Brand awareness was one of our goals in 2016, which translated into trade shows, media relations, working with industry analysts and hosted events.
So for planning, I put together the foundation to improve promotion and awareness. The lead generation and customer engagement at this stage is high priority, because you are penetrating a new market. Sales enablement is also a critical piece, because a critical task for marketing is positioning the Sales teams to succeed as much as possible.
There are campaigns that are across the board. For example, if we launch a new version of our product, we plan dedicated campaigns for each territory until it becomes global.
Likewise, thought-leadership campaigns are comprised of activities that span across geographies and products reaching a global level.
How do you translate revenue goals into lead generation goals by product and geographies?
My marketing management team has goals that can be measured. I believe in measuring everything, since I came from finance. We can measure leads and analyze what happened to each lead we generated with our marketing activities.
We do monthly reporting analyzing leads generated from each campaign and set goals for growing leads by a certain percent.

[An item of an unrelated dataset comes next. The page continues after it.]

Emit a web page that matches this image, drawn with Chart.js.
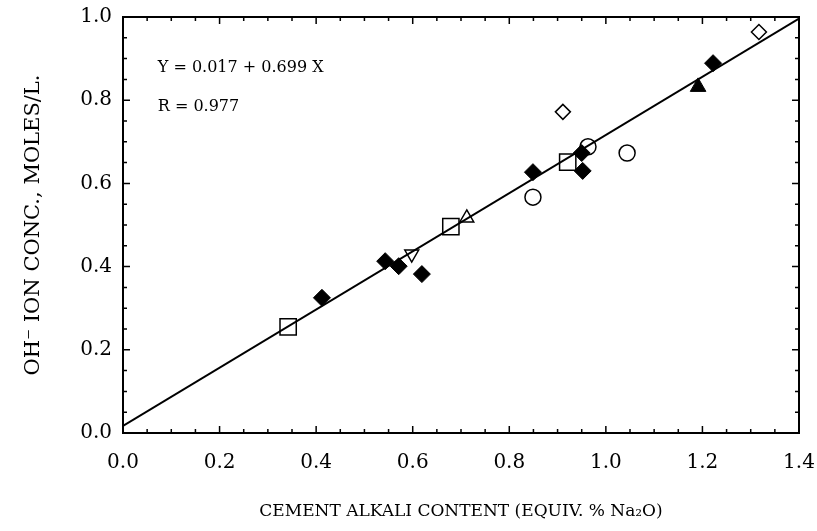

Marketing has measurement challenges. For example, one campaign can generate 100 leads, but those leads interact with other channels. There’s always discussion between sales and marketing, or the telemarketing team, around who was responsible for the lead generation.
But if the marketing team understands they are being measured on a consistent basis, they will be motivated to succeed. I am fortunate to have an excellent marketing team that exceeds my expectations in terms of their innovation and professionalism.